As the daughter of a marine, Laura entered Persuasion from the vantage point of the novel’s military figures. Laura said that she was accustomed to moving frequently when she was growing up—she loved seeing new places—so the marriage of Admiral and Mrs. Croft caught her fancy. After all, Mrs. Croft glories in her ability to travel:

“What a great traveller you must have been, ma’am!” said Mrs Musgrove to Mrs Croft.

“Pretty well, ma’am in the fifteen years of my marriage; though many women have done more. I have crossed the Atlantic four times, and have been once to the East Indies, and back again, and only once; besides being in different places about home: Cork, and Lisbon, and Gibraltar. But I never went beyond the Streights, and never was in the West Indies. We do not call Bermuda or Bahama, you know, the West Indies.”

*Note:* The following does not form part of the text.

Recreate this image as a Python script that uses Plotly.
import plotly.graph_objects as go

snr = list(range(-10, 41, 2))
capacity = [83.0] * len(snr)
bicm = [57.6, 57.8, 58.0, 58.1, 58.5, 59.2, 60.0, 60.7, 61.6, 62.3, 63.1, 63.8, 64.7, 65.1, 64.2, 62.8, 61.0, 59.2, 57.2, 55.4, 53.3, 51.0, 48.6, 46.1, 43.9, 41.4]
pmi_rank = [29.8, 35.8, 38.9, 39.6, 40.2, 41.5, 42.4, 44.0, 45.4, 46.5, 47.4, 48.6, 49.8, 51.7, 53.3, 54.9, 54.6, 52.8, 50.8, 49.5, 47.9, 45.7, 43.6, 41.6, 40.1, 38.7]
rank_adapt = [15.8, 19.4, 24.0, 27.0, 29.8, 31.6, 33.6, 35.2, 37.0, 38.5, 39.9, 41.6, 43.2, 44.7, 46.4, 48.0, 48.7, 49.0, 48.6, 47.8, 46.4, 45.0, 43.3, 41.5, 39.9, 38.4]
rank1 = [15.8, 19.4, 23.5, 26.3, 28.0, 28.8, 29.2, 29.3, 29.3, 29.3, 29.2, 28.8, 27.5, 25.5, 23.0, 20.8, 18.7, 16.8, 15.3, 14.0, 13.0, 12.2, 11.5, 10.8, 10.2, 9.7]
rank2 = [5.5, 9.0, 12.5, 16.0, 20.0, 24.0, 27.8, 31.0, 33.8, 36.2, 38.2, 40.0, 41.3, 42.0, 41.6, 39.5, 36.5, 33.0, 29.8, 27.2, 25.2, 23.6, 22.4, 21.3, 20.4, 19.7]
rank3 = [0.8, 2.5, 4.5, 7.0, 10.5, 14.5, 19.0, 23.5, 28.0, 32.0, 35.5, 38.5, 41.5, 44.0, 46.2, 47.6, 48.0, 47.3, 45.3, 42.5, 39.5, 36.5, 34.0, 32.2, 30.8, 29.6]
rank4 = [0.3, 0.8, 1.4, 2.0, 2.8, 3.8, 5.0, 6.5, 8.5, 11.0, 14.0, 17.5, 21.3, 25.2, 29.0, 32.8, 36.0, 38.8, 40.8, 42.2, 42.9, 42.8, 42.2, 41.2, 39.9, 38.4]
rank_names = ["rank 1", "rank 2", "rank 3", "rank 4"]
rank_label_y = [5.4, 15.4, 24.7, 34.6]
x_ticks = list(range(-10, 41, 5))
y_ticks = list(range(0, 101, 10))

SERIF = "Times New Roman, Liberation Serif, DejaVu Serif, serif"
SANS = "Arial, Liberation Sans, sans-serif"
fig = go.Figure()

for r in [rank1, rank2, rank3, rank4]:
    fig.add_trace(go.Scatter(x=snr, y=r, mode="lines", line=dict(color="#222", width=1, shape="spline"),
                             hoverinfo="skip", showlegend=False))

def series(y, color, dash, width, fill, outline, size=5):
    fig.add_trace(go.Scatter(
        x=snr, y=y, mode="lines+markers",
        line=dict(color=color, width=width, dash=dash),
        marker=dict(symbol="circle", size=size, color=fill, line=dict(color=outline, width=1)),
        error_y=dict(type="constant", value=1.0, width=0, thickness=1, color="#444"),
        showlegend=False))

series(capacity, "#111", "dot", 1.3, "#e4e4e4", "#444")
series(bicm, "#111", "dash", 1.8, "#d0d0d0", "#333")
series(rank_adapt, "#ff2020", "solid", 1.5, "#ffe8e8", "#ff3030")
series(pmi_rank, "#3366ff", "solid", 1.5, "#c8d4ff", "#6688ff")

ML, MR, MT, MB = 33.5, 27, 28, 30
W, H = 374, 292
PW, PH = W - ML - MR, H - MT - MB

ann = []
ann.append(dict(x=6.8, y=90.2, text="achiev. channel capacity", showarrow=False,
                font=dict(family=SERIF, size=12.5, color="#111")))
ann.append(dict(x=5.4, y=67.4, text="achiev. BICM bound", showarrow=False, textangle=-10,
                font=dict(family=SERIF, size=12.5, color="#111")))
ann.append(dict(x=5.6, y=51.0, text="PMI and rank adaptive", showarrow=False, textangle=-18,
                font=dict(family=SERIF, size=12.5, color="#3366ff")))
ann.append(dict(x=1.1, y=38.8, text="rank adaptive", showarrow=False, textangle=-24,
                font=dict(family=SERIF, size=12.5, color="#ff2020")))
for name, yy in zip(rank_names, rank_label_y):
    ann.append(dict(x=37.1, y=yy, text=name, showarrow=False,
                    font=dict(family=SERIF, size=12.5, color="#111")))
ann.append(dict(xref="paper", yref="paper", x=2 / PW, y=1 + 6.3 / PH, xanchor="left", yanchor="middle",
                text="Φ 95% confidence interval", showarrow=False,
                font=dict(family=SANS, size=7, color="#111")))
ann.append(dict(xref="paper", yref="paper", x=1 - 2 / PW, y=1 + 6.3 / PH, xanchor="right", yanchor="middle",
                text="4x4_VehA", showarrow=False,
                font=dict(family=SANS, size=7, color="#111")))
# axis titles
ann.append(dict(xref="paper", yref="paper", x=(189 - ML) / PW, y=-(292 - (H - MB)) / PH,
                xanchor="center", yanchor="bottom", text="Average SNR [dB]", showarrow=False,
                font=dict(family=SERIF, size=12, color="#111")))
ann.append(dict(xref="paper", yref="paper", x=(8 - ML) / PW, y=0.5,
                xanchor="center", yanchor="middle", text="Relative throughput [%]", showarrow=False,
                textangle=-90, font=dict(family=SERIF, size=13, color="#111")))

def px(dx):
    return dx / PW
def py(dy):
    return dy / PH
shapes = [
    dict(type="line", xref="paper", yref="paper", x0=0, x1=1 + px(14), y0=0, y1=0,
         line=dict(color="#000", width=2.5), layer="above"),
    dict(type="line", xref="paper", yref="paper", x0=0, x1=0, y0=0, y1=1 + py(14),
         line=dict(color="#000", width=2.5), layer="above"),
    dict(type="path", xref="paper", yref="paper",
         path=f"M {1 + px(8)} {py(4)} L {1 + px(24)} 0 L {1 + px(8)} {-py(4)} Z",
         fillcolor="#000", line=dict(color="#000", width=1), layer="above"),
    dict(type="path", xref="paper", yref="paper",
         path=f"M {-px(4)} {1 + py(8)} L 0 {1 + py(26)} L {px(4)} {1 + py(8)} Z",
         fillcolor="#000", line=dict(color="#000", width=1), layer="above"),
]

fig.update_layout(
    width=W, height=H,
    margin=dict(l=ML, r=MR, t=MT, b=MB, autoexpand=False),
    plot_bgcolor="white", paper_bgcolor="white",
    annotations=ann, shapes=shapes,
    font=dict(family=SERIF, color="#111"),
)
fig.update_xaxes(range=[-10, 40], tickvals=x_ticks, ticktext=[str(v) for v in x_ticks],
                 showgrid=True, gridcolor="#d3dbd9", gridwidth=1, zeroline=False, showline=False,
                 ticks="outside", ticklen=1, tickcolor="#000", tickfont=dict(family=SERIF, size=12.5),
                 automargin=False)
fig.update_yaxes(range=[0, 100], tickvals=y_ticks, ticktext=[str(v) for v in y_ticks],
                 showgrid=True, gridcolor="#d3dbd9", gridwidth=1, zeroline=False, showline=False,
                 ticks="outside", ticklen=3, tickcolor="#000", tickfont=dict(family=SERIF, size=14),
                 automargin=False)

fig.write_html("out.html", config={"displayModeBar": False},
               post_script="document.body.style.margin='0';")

Mrs Musgrove had not a word to say in dissent; she could not accuse herself of having ever called them anything in the whole course of her life.

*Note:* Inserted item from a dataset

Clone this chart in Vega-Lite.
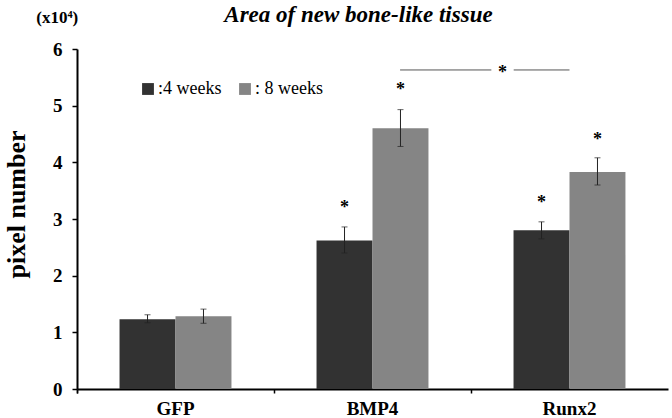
{
  "$schema": "https://vega.github.io/schema/vega-lite/v6.json",
  "width": 591,
  "height": 340,
  "autosize": {"type": "none"},
  "padding": {"left": 77, "top": 49, "right": 4, "bottom": 29},
  "background": "white",
  "title": {
    "text": "Area of new bone-like tissue",
    "font": "Liberation Serif",
    "fontSize": 23,
    "fontWeight": "bold",
    "fontStyle": "italic",
    "color": "black",
    "anchor": "middle",
    "dx": -14,
    "offset": -18
  },
  "config": {
    "view": {"stroke": null},
    "font": "Liberation Serif"
  },
  "datasets": {
    "bars": [
      {"group": "GFP", "week": "4 weeks", "value": 1.23, "lo": 1.17, "hi": 1.31},
      {"group": "GFP", "week": "8 weeks", "value": 1.285, "lo": 1.16, "hi": 1.41},
      {"group": "BMP4", "week": "4 weeks", "value": 2.62, "lo": 2.40, "hi": 2.86, "star": 3.10},
      {"group": "BMP4", "week": "8 weeks", "value": 4.60, "lo": 4.28, "hi": 4.93, "star": 5.18},
      {"group": "Runx2", "week": "4 weeks", "value": 2.80, "lo": 2.65, "hi": 2.95, "star": 3.19},
      {"group": "Runx2", "week": "8 weeks", "value": 3.83, "lo": 3.60, "hi": 4.08, "star": 4.31}
    ]
  },
  "layer": [
    {
      "data": {"name": "bars"},
      "mark": {"type": "bar"},
      "encoding": {
        "x": {
          "field": "group", "type": "nominal",
          "sort": null,
          "scale": {"domain": ["GFP", "BMP4", "Runx2"], "paddingInner": 0, "paddingOuter": 0},
          "axis": {
            "title": null,
            "labelAngle": 0,
            "labelFont": "Liberation Serif",
            "labelFontSize": 19,
            "labelFontWeight": "bold",
            "labelColor": "black",
            "labelPadding": 6,
            "bandPosition": 0,
            "tickExtra": true,
            "tickSize": 4,
            "tickColor": "black",
            "tickWidth": 1.5,
            "domainColor": "black",
            "domainWidth": 2
          }
        },
        "xOffset": {
          "field": "week", "type": "nominal",
          "scale": {"domain": ["4 weeks", "8 weeks"], "paddingInner": 0, "paddingOuter": 0.76}
        },
        "y": {
          "field": "value", "type": "quantitative",
          "scale": {"domain": [0, 6]},
          "axis": {
            "title": "pixel number",
            "titleFont": "Liberation Serif",
            "titleFontSize": 26,
            "titleFontWeight": "bold",
            "titleColor": "black",
            "titleX": -61,
            "titleY": 155,
            "titleBaseline": "middle",
            "titleAngle": -90,
            "values": [0, 1, 2, 3, 4, 5, 6],
            "format": "d",
            "grid": false,
            "labelFont": "Liberation Serif",
            "labelFontSize": 19,
            "labelFontWeight": "bold",
            "labelColor": "black",
            "labelPadding": 10,
            "tickSize": 5,
            "tickColor": "black",
            "tickWidth": 1.5,
            "domainColor": "black",
            "domainWidth": 2
          }
        },
        "color": {
          "field": "week", "type": "nominal",
          "scale": {"domain": ["4 weeks", "8 weeks"], "range": ["#323232", "#858585"]},
          "legend": {
            "title": null,
            "orient": "none",
            "legendX": 62,
            "legendY": 31,
            "direction": "horizontal",
            "symbolType": "square",
            "symbolSize": 140,
            "symbolStrokeWidth": 0,
            "labelFont": "Liberation Serif",
            "labelFontSize": 18,
            "labelColor": "black",
            "labelOffset": 1,
            "columnPadding": 14,
            "labelExpr": "datum.label == '4 weeks' ? ':4 weeks' : ': 8 weeks'"
          }
        }
      }
    },
    {
      "data": {"name": "bars"},
      "mark": {"type": "rule", "color": "#222222", "strokeWidth": 1},
      "encoding": {
        "x": {"field": "group", "type": "nominal", "sort": null},
        "xOffset": {"field": "week", "type": "nominal"},
        "y": {"field": "lo", "type": "quantitative"},
        "y2": {"field": "hi"}
      }
    },
    {
      "data": {"name": "bars"},
      "mark": {"type": "tick", "color": "#222222", "thickness": 1, "size": 6},
      "encoding": {
        "x": {"field": "group", "type": "nominal", "sort": null},
        "xOffset": {"field": "week", "type": "nominal"},
        "y": {"field": "lo", "type": "quantitative"}
      }
    },
    {
      "data": {"name": "bars"},
      "mark": {"type": "tick", "color": "#222222", "thickness": 1, "size": 6},
      "encoding": {
        "x": {"field": "group", "type": "nominal", "sort": null},
        "xOffset": {"field": "week", "type": "nominal"},
        "y": {"field": "hi", "type": "quantitative"}
      }
    },
    {
      "data": {"name": "bars"},
      "transform": [{"filter": "isValid(datum.star)"}],
      "mark": {"type": "text", "text": "*", "font": "Liberation Serif", "fontSize": 18, "fontWeight": "bold", "color": "black", "baseline": "alphabetic", "align": "center"},
      "encoding": {
        "x": {"field": "group", "type": "nominal", "sort": null},
        "xOffset": {"field": "week", "type": "nominal"},
        "y": {"field": "star", "type": "quantitative"}
      }
    },
    {
      "data": {"values": [{"a": "BMP4", "b": "Runx2", "y": 5.63}]},
      "mark": {"type": "rule", "color": "#555555", "strokeWidth": 1},
      "encoding": {
        "x": {"field": "a", "type": "nominal", "sort": null, "bandPosition": 0.64},
        "x2": {"field": "b"},
        "y": {"field": "y", "type": "quantitative"}
      }
    },
    {
      "data": {"values": [{"a": "BMP4", "y": 5.63}]},
      "mark": {"type": "point", "shape": "square", "size": 500, "filled": true, "color": "white", "opacity": 1},
      "encoding": {
        "x": {"field": "a", "type": "nominal", "sort": null, "bandPosition": 1.16},
        "y": {"field": "y", "type": "quantitative"}
      }
    },
    {
      "data": {"values": [{"a": "BMP4", "y": 5.49}]},
      "mark": {"type": "text", "text": "*", "font": "Liberation Serif", "fontSize": 18, "fontWeight": "bold", "color": "black", "baseline": "alphabetic", "align": "center"},
      "encoding": {
        "x": {"field": "a", "type": "nominal", "sort": null, "bandPosition": 1.16},
        "y": {"field": "y", "type": "quantitative"}
      }
    },
    {
      "data": {"values": [{"a": "GFP", "y": 6.55, "t": "(x10⁴)"}]},
      "mark": {"type": "text", "font": "Liberation Serif", "fontSize": 17, "fontWeight": "bold", "color": "black", "baseline": "middle", "align": "center"},
      "encoding": {
        "x": {"field": "a", "type": "nominal", "sort": null, "bandPosition": -0.1},
        "y": {"field": "y", "type": "quantitative"},
        "text": {"field": "t"}
      }
    }
  ]
}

Whereas Clare identified with Anne moving out of a static existence, Laura understood why the heroine, after once having tasted the possibility of mobility, would reject every other suitor to come her way. A mere estate suddenly sounds pretty tame when compared to a life of travel.

The other three students writing about Persuasion looked at the novel for what it teaches us about relationships. Genevieve, whose parents separated when she was young, went searching for the secrets of a good marriage. The key, she said, lies in both parties standing in their strengths. When people marry for bad reasons (Lady Elliot marries Sir Walter and Charles marries Mary for class reasons), they have bad marriages. The Crofts, by contrast, are both strong people and therefore have forged a good partnership. Genevieve appreciated the way that the Crofts collaborate in the driving of their carriage. Here the Admiral, talking to Anne, has allowed his attention to wander, but his wife is looking out for him:

“My dear Admiral, that post! we shall certainly take that post.”

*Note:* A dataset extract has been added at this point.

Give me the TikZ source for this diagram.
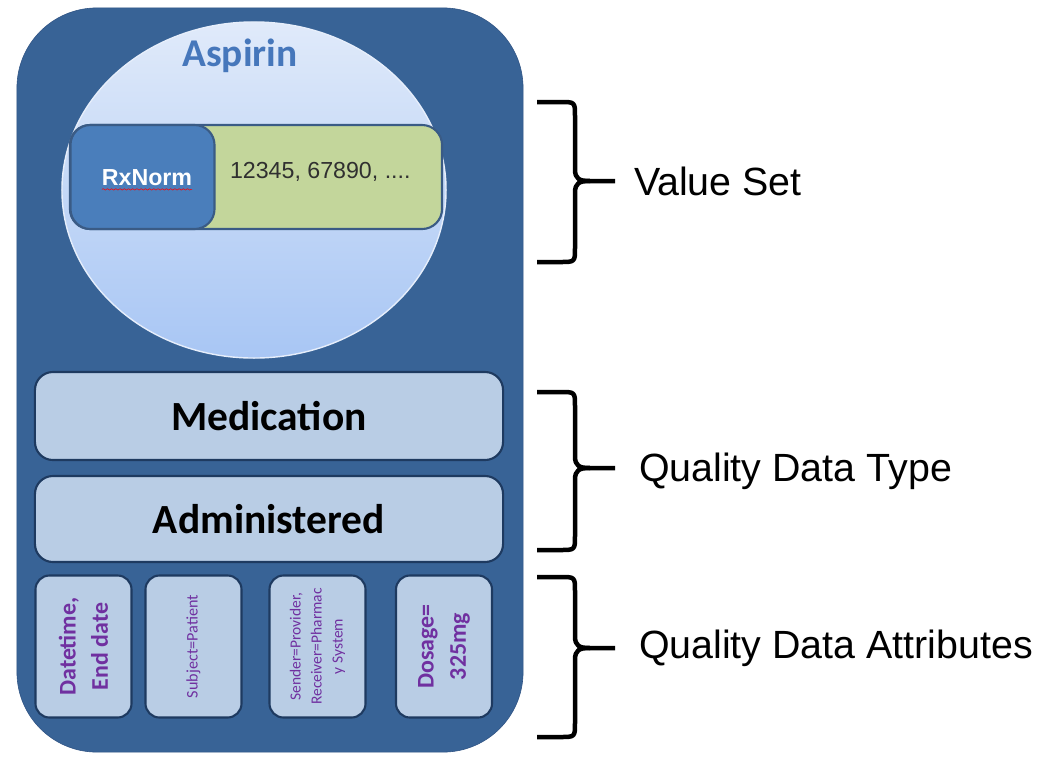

But by coolly giving the reins a better direction herself they happily passed the danger; and by once afterwards judiciously putting out her hand they neither fell into a rut, nor ran foul of a dung-cart; and Anne, with some amusement at their style of driving, which she imagined no bad representation of the general guidance of their affairs, found herself safely deposited by them at the Cottage.

Tessa and Selene, meanwhile, used the novel to sort through second-chance relationships that both of them were experiencing. Both had turned away from relationships with boys in high school but were rediscovering those relationships now, so Anne’s situation spoke directly to them.

Selene, struck by how lacking self-confidence can lead one to turn down good relationships and step into bad ones, looked at how Anne builds up self-confidence in the course of the book. Tessa took a similar tack and looked at the stages that both Anne and Wentworth go through before finding each other once again. Both Tessa and Selene talked about the danger of rebound relationships and complimented Anne for avoiding a rebound marriage with Charles Musgrove.

In a passage from Before Novels that I’ve quoted before, my dissertation advisor J. Paul Hunter talks about how young people in the 18th and early 19th centuries turned to novels to help them understand their situations and make choices. In this course, some of these same novels are doing the same work with young people today.